The People of the State of New York, Respondent, v Tyrone Wiggins, Appellant.
[595 NYS2d 416]
[MAJORITY]
—Judgment, Supreme Court, New York County (Daniel FitzGerald, J.), rendered August 22, 1990, convicting defendant, after a jury trial, of attempted murder in the first degree, robbery in the second degree, and assault in the second degree, and sentencing him, as a second felony offender, to concurrent terms of 20 years to life for the attempted murder conviction and 3 Vi to 7 years for the assault conviction, said concurrent sentences to run consecutively to a term of 6 to 12 years for the robbery, unanimously affirmed.
Viewing the evidence in the light most favorable to the prosecution and giving it the benefit of every reasonable inference (People v Malizia, 62 NY2d 755, cert denied 469 US 932), the evidence was sufficient as a matter of law to establish that defendant intended to kill the police officer. Defendant twice compressed his forearm on the officer’s throat causing him to black out, twice grabbed at the officer’s gun attempting to gain control of it. Defendant did not take advantage of an opportunity to flee during the altercation although unrestrained, and, according to an eyewitness, was going to kill the officer, despite the gathered crowd. The court’s instructions to the jury under the less rigorous Federal standard defining an attempt as a "substantial step” toward the completion of the crime (to which instruction defendant did not object), instead of under the New York standard requiring conduct that comes " 'dangerously near’ ” completion of the crime (People v Mahboubian, 74 NY2d 174, 190), were not erroneous since the evidence was sufficient to establish defendant’s guilt under either standard.
Also without merit is defendant’s argument that his right to a fair trial was violated by the court’s failure to sua sponte order a competency hearing in view of his outbursts in the courtroom. Whether to order a competency exam was a matter within the court’s discretion (People v Rodriguez, 56 NY2d 557), which was not abused here by the finding that defendant’s repeated outbursts, threats of violence, rejection of counsel, and insistence on a nonexistent plea were calculated to occur at certain times for the best manipulative effect.
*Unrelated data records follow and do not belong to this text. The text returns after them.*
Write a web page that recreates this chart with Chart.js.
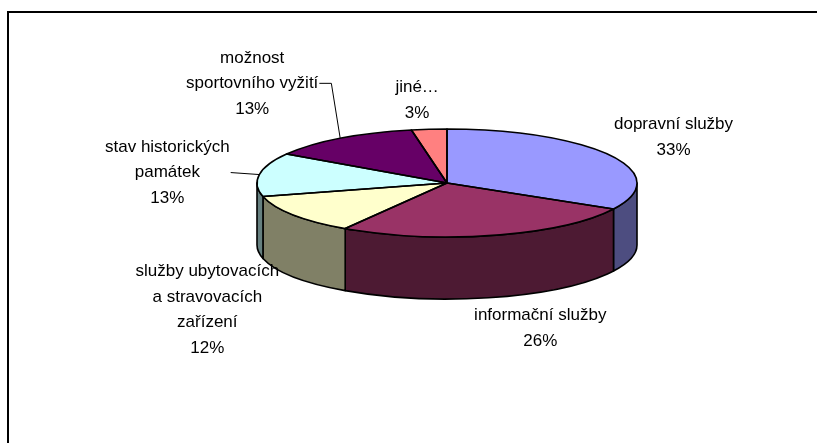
<!DOCTYPE html>
<html>
<head>
<meta charset="utf-8">
<script src="https://cdn.jsdelivr.net/npm/chart.js@4/dist/chart.umd.min.js"></script>
<style>
  html, body { margin: 0; padding: 0; background: #fff; }
  #chart { display: block; }
</style>
</head>
<body>
<canvas id="chart" width="817" height="443"></canvas>
<script>
// Data
const categories = [
    ['dopravní služby'],
    ['informační služby'],
    ['služby ubytovacích', 'a stravovacích', 'zařízení'],
    ['stav historických', 'památek'],
    ['možnost', 'sportovního vyžití'],
    ['jiné…']
];
const shares = [33, 26, 12, 13, 13, 3];
const sliceColors = ['#9999FF', '#993366', '#FFFFCC', '#CCFFFF', '#660066', '#FF8080'];

// 3D look of the pie
const TOP_Y = 183;        // centre of the top face on screen
const SQUASH = 54 / 190;  // vertical radius / horizontal radius
const DEPTH = 62;         // height of the side wall
const EDGE_W = 1.6;

// label placement relative to the rim point at the slice middle
const labelNudge = [[63, -18], [46, 93], [-86, 95], [-92, -2], [-88, -55], [-12, -29]];
const leaderRun = [null, null, null, 0, 12, null];
const LINE_H = 25.5;
const FONT = '17px "Liberation Sans", Arial, sans-serif';

function darker(hex) {
    const n = parseInt(hex.slice(1), 16);
    const r = (n >> 16) & 255, g = (n >> 8) & 255, b = n & 255;
    return 'rgb(' + Math.round(r / 2) + ',' + Math.round(g / 2) + ',' + Math.round(b / 2) + ')';
}

function tilt(ctx, base, arc) {
    ctx.setTransform(base);
    ctx.translate(arc.x, TOP_Y);
    ctx.scale(1, SQUASH);
    ctx.translate(-arc.x, -arc.y);
}

const framePlugin = {
    id: 'frame',
    beforeDraw(chart) {
        const ctx = chart.ctx;
        ctx.save();
        ctx.fillStyle = '#fff';
        ctx.fillRect(0, 0, chart.width, chart.height);
        ctx.fillStyle = '#000';
        ctx.fillRect(7, 11, chart.width - 7, 2);
        ctx.fillRect(7, 11, 2, chart.height - 11);
        ctx.restore();
    }
};

const pie3dPlugin = {
    id: 'pie3d',
    beforeDatasetsDraw(chart) {
        const ctx = chart.ctx;
        const arcs = chart.getDatasetMeta(0).data;
        const base = ctx.getTransform();
        ctx.save();
        const d = DEPTH / SQUASH;
        // side walls of the front half
        arcs.forEach((arc, i) => {
            const a = Math.max(arc.startAngle, 0);
            const b = Math.min(arc.endAngle, Math.PI);
            if (b <= a) return;
            const x = arc.x, y = arc.y, r = arc.outerRadius;
            tilt(ctx, base, arc);
            ctx.beginPath();
            ctx.arc(x, y, r, a, b);
            ctx.lineTo(x + r * Math.cos(b), y + r * Math.sin(b) + d);
            ctx.arc(x, y + d, r, b, a, true);
            ctx.closePath();
            ctx.setTransform(base);
            ctx.fillStyle = darker(sliceColors[i]);
            ctx.fill();
            ctx.lineWidth = EDGE_W;
            ctx.lineJoin = 'round';
            ctx.strokeStyle = '#000';
            ctx.stroke();
        });
        tilt(ctx, base, arcs[0]);
        chart.$baseTransform = base;
    },
    afterDatasetsDraw(chart) {
        const ctx = chart.ctx;
        const arcs = chart.getDatasetMeta(0).data;
        const base = chart.$baseTransform;
        // outlines of the top face
        arcs.forEach(arc => {
            tilt(ctx, base, arc);
            ctx.beginPath();
            ctx.moveTo(arc.x, arc.y);
            ctx.arc(arc.x, arc.y, arc.outerRadius, arc.startAngle, arc.endAngle);
            ctx.closePath();
            ctx.setTransform(base);
            ctx.lineWidth = EDGE_W;
            ctx.lineJoin = 'round';
            ctx.strokeStyle = '#000';
            ctx.stroke();
        });
        ctx.restore();
    }
};

const labelPlugin = {
    id: 'pieLabels',
    afterDraw(chart) {
        const ctx = chart.ctx;
        const arcs = chart.getDatasetMeta(0).data;
        const total = shares.reduce((s, v) => s + v, 0);
        ctx.save();
        ctx.font = FONT;
        ctx.fillStyle = '#000';
        ctx.textAlign = 'center';
        ctx.textBaseline = 'middle';
        arcs.forEach((arc, i) => {
            const mid = (arc.startAngle + arc.endAngle) / 2;
            const ex = arc.x + arc.outerRadius * Math.cos(mid);
            const ey = TOP_Y + arc.outerRadius * SQUASH * Math.sin(mid);
            const lines = categories[i].concat([Math.round(shares[i] / total * 100) + '%']);
            const cx = ex + labelNudge[i][0];
            const cy = ey + labelNudge[i][1];
            const top = cy - (lines.length - 1) * LINE_H / 2;
            let widest = 0;
            lines.forEach((t, k) => {
                ctx.fillText(t, cx, top + k * LINE_H);
                widest = Math.max(widest, ctx.measureText(t).width);
            });
            if (leaderRun[i] !== null) {
                const sx = cx + widest / 2 + 1;
                ctx.beginPath();
                ctx.moveTo(sx, cy);
                ctx.lineTo(sx + leaderRun[i], cy);
                ctx.lineTo(ex, ey);
                ctx.lineWidth = 1;
                ctx.strokeStyle = '#000';
                ctx.stroke();
            }
        });
        ctx.restore();
    }
};

new Chart(document.getElementById('chart'), {
    type: 'pie',
    data: {
        labels: categories,
        datasets: [{
            data: shares,
            backgroundColor: sliceColors,
            borderWidth: 0
        }]
    },
    options: {
        responsive: false,
        animation: false,
        layout: { padding: { left: 257, right: 180, top: 0, bottom: 0 } },
        plugins: {
            legend: { display: false },
            tooltip: { enabled: false }
        }
    },
    plugins: [framePlugin, pie3dPlugin, labelPlugin]
});
</script>
</body>
</html>
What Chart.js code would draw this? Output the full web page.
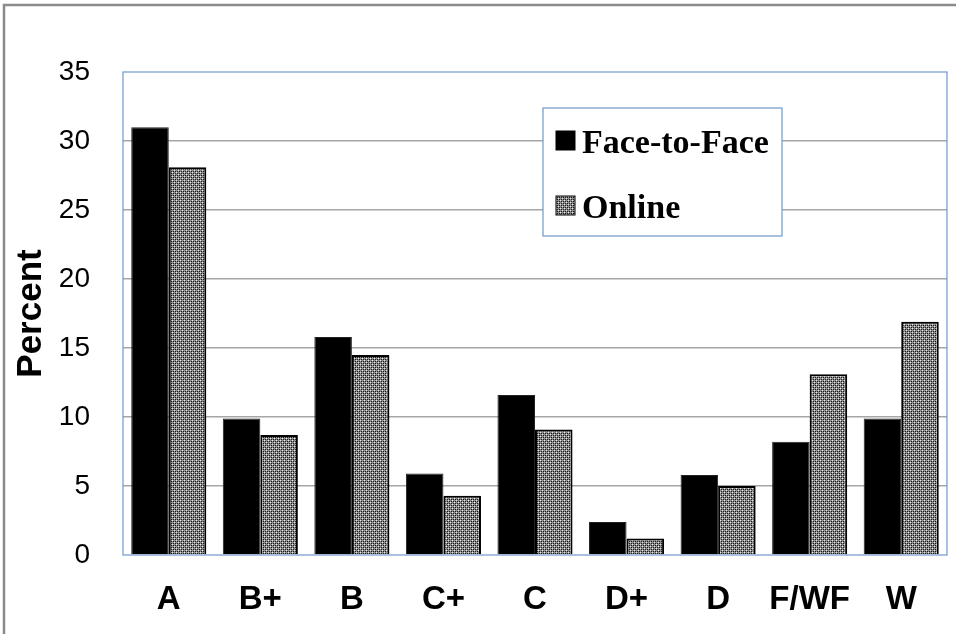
<!DOCTYPE html>
<html>
<head>
<meta charset="utf-8">
<script src="https://cdn.jsdelivr.net/npm/chart.js@4"></script>
<style>
  body { margin: 0; background: #fff; }
</style>
</head>
<body>
<canvas id="myChart" width="956" height="634"></canvas>
<script>
'use strict';

// data
const grades = ['A', 'B+', 'B', 'C+', 'C', 'D+', 'D', 'F/WF', 'W'];
const faceToFace = [31.0, 9.9, 15.8, 5.9, 11.6, 2.4, 5.8, 8.2, 9.9];
const online = [28.1, 8.7, 14.5, 4.3, 9.1, 1.2, 5.0, 13.1, 16.9];
const yTicks = [0, 5, 10, 15, 20, 25, 30, 35];

// gray dotted fill for the online bars
function makePattern() {
  const c = document.createElement('canvas');
  c.width = 4;
  c.height = 4;
  const p = c.getContext('2d');
  p.fillStyle = '#8e8e8e';
  p.fillRect(0, 0, 4, 4);
  p.fillStyle = '#e8e8e8';
  p.fillRect(0, 0, 1, 1);
  p.fillRect(2, 2, 1, 1);
  p.fillStyle = '#1a1a1a';
  p.fillRect(1, 1, 1, 1);
  p.fillRect(3, 3, 1, 1);
  p.fillRect(1, 3, 1, 1);
  p.fillRect(3, 1, 1, 1);
  return p.createPattern(c, 'repeat');
}

const ctx = document.getElementById('myChart');
const pattern = makePattern();
const frameBlue = '#6f98cc';

// outer gray frame and blue plot border
const framePlugin = {
  id: 'frames',
  beforeDraw(chart) {
    const g = chart.ctx;
    g.save();
    g.strokeStyle = '#8a8a8a';
    g.lineWidth = 2.5;
    g.beginPath();
    g.moveTo(4, 634);
    g.lineTo(4, 5);
    g.lineTo(956, 5);
    g.stroke();
    g.restore();
  },
  beforeDatasetsDraw(chart) {
    const a = chart.chartArea;
    const g = chart.ctx;
    g.save();
    g.strokeStyle = frameBlue;
    g.lineWidth = 1.2;
    g.strokeRect(a.left, a.top, a.right - a.left, a.bottom - a.top);
    g.restore();
  }
};

// legend box sitting inside the plot
const boxLegend = {
  id: 'boxLegend',
  afterDraw(chart) {
    const g = chart.ctx;
    g.save();
    g.fillStyle = '#fff';
    g.fillRect(543, 108, 239, 128);
    g.strokeStyle = frameBlue;
    g.lineWidth = 1.2;
    g.strokeRect(543, 108, 239, 128);
    g.font = 'bold 34px "Liberation Serif"';
    g.textBaseline = 'alphabetic';
    chart.data.datasets.forEach((ds, i) => {
      const y = 131 + i * 65;
      g.fillStyle = ds.backgroundColor;
      g.fillRect(556, y, 19, 19);
      g.strokeStyle = '#000';
      g.lineWidth = 1;
      g.strokeRect(556, y, 19, 19);
      g.fillStyle = '#000';
      g.fillText(ds.label, 582, y + 22);
    });
    g.restore();
  }
};

new Chart(ctx, {
  type: 'bar',
  data: {
    labels: grades,
    datasets: [
      {
        label: 'Face-to-Face',
        data: faceToFace,
        backgroundColor: '#000000',
        borderColor: '#222222',
        borderWidth: 1
      },
      {
        label: 'Online',
        data: online,
        backgroundColor: pattern,
        borderColor: '#000000',
        borderWidth: 2
      }
    ]
  },
  options: {
    responsive: false,
    animation: false,
    layout: { padding: { top: 72, right: 9, left: 0, bottom: 0 } },
    datasets: {
      bar: { categoryPercentage: 0.82, barPercentage: 1 }
    },
    plugins: {
      legend: { display: false },
      tooltip: { enabled: false }
    },
    scales: {
      x: {
        grid: { display: false, drawTicks: false },
        border: { display: false },
        ticks: {
          color: '#000',
          padding: 25,
          font: { family: '"Liberation Sans", Arial', size: 33, weight: 'bold' }
        },
        afterFit(scale) { scale.height = 79; }
      },
      y: {
        min: 0,
        max: 35,
        afterBuildTicks(scale) {
          scale.ticks = yTicks.map(v => ({ value: v }));
        },
        grid: {
          drawTicks: false,
          lineWidth: 1.5,
          color: c => (c.tick && (c.tick.value === 0 || c.tick.value === 35)) ? 'rgba(0,0,0,0)' : '#a6a6a6'
        },
        border: { display: false },
        ticks: {
          color: '#000',
          padding: 33,
          font: { family: '"Liberation Sans", Arial', size: 28 }
        },
        title: {
          display: true,
          text: 'Percent',
          color: '#000',
          padding: { top: 10, bottom: 0 },
          font: { family: '"Liberation Sans", Arial', size: 35, weight: 'bold' }
        },
        afterFit(scale) { scale.width = 123; }
      }
    }
  },
  plugins: [framePlugin, boxLegend]
});
</script>
</body>
</html>
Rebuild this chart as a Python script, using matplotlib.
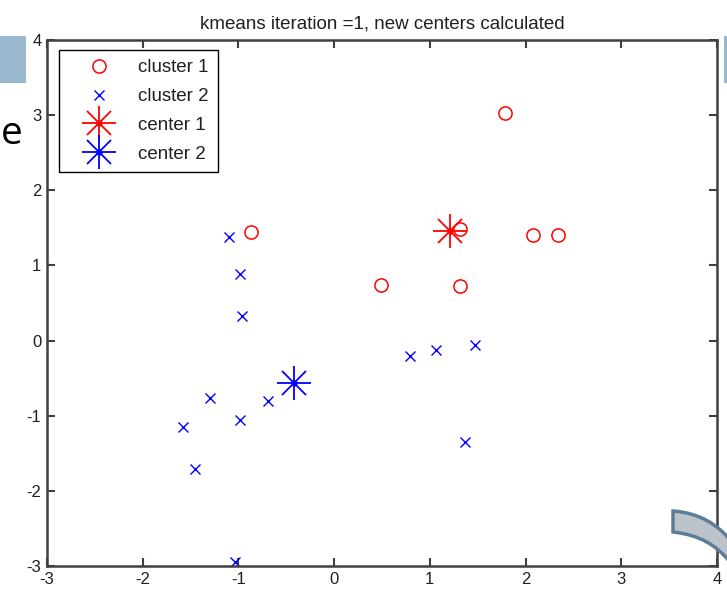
import matplotlib
matplotlib.use("Agg")
import matplotlib.pyplot as plt
from matplotlib.path import Path
from matplotlib.patches import PathPatch, Rectangle
from matplotlib.lines import Line2D
from matplotlib.legend_handler import HandlerTuple

plt.rcParams['font.family'] = ['Liberation Sans', 'DejaVu Sans']
plt.rcParams['axes.unicode_minus'] = False

cluster1_x = [-0.87, 1.79, 1.32, 2.08, 2.34, 0.49, 1.31]
cluster1_y = [1.44, 3.03, 1.49, 1.41, 1.41, 0.74, 0.72]
cluster2_x = [-1.10, -0.98, -0.96, -1.30, -1.58, -0.98, -0.69, -1.45, -1.04, 0.79, 1.06, 1.47, 1.37]
cluster2_y = [1.38, 0.88, 0.33, -0.76, -1.15, -1.06, -0.80, -1.71, -2.95, -0.20, -0.12, -0.06, -1.35]
center1 = (1.21, 1.46)
center2 = (-0.42, -0.57)
xticks = [-3, -2, -1, 0, 1, 2, 3, 4]
yticks = [-3, -2, -1, 0, 1, 2, 3, 4]
title = "kmeans iteration =1, new centers calculated"
labels = ["cluster 1", "cluster 2", "center 1", "center 2"]

W, H = 727, 595
fig = plt.figure(figsize=(W / 100, H / 100), dpi=100)
ax = fig.add_axes([47 / W, 1 - 566 / H, 670 / W, 526 / H])

def asterisk(x, y, color):
    a = Line2D(x, y, ls='none', marker='+', ms=24, color=color, mew=1.3)
    b = Line2D(x, y, ls='none', marker='x', ms=17, color=color, mew=1.3)
    c = Line2D(x, y, ls='none', marker='o', ms=3.5, color=color)
    return a, b, c

ax.plot(cluster1_x, cluster1_y, ls='none', marker='o', ms=9.5, mfc='none', mec='red', mew=1.1)
ax.plot(cluster2_x, cluster2_y, ls='none', marker='x', ms=6.5, color='blue', mew=1.0)
for art in asterisk([center1[0]], [center1[1]], 'red'):
    ax.add_line(art)
for art in asterisk([center2[0]], [center2[1]], 'blue'):
    ax.add_line(art)

ax.set_xlim(-3, 4)
ax.set_ylim(-3, 4)
ax.set_xticks(xticks)
ax.set_yticks(yticks)
ax.tick_params(direction='in', top=True, right=True, length=6, width=1.5, color='#404040',
               labelsize=12, pad=4, labelcolor='#202020')
for s in ax.spines.values():
    s.set_linewidth(1.8)
    s.set_color('#404040')
ax.set_title(title, fontsize=13.5, pad=8, color='#202020')

h = [Line2D([], [], ls='none', marker='o', ms=9.5, mfc='none', mec='red', mew=1.1),
     Line2D([], [], ls='none', marker='x', ms=6.5, color='blue', mew=1.0),
     asterisk([], [], 'red'),
     asterisk([], [], 'blue')]
leg = ax.legend(h, labels, loc='upper left', bbox_to_anchor=(0.018, 0.981), fontsize=13.5,
                frameon=True, fancybox=False, edgecolor='black', framealpha=1,
                handlelength=3.3, handletextpad=0.4, labelspacing=0.62, borderpad=0.5,
                borderaxespad=0, handler_map={tuple: HandlerTuple(ndivide=1, pad=0)})
leg.get_frame().set_linewidth(1.0)
for t in leg.get_texts():
    t.set_color('#202020')

# slide artifacts around the screenshot
fig.patches.append(Rectangle((0, 1 - 83 / H), 26 / W, 47 / H, transform=fig.transFigure,
                             facecolor='#9ab8d0', edgecolor='none', zorder=0))
fig.patches.append(Rectangle((724 / W, 1 - 83 / H), 3 / W, 47 / H, transform=fig.transFigure,
                             facecolor='#9ab8d0', edgecolor='none', zorder=0))
fig.text(0.5 / W, 1 - 134 / H, "e", fontsize=28, family=['Open Sans', 'Liberation Sans', 'DejaVu Sans'],
         va='center', ha='left', color='black')

def fp(x, y):
    return (x / W, 1 - y / H)

verts = [fp(673, 511), fp(700, 513), fp(718, 525), fp(730, 540),
         fp(730, 562), fp(716, 545), fp(700, 535), fp(673, 532), fp(673, 511)]
codes = [Path.MOVETO, Path.CURVE4, Path.CURVE4, Path.CURVE4,
         Path.LINETO, Path.CURVE4, Path.CURVE4, Path.CURVE4, Path.CLOSEPOLY]
fig.patches.append(PathPatch(Path(verts, codes), transform=fig.transFigure,
                             facecolor='#bcc3ca', edgecolor='#5d7d96', linewidth=2.5, zorder=5))

fig.savefig("out.png", dpi=100)
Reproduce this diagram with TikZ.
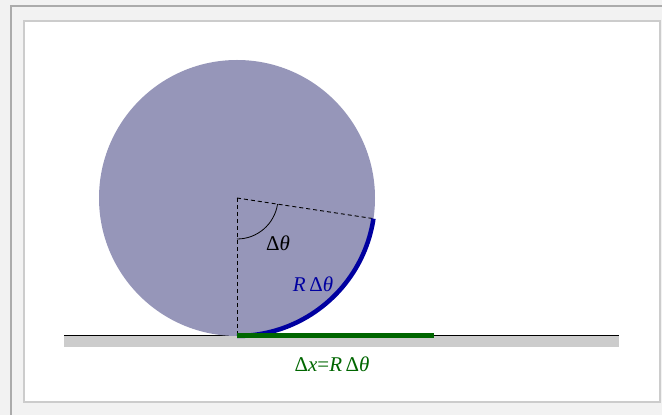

The record demonstrates defendant’s awareness of the charges against him and understanding of the nature of the proceedings (CPL 730.10 [1]; 730.30 [1]), as manifested by his desire to take a plea for two of the counts against him but not for the attempted murder count, and his requests for copies of his "paperwork” in order to prepare his defense. Concur — Sullivan, J. P., Milonas, Ross, Kassal and Rubin, JJ.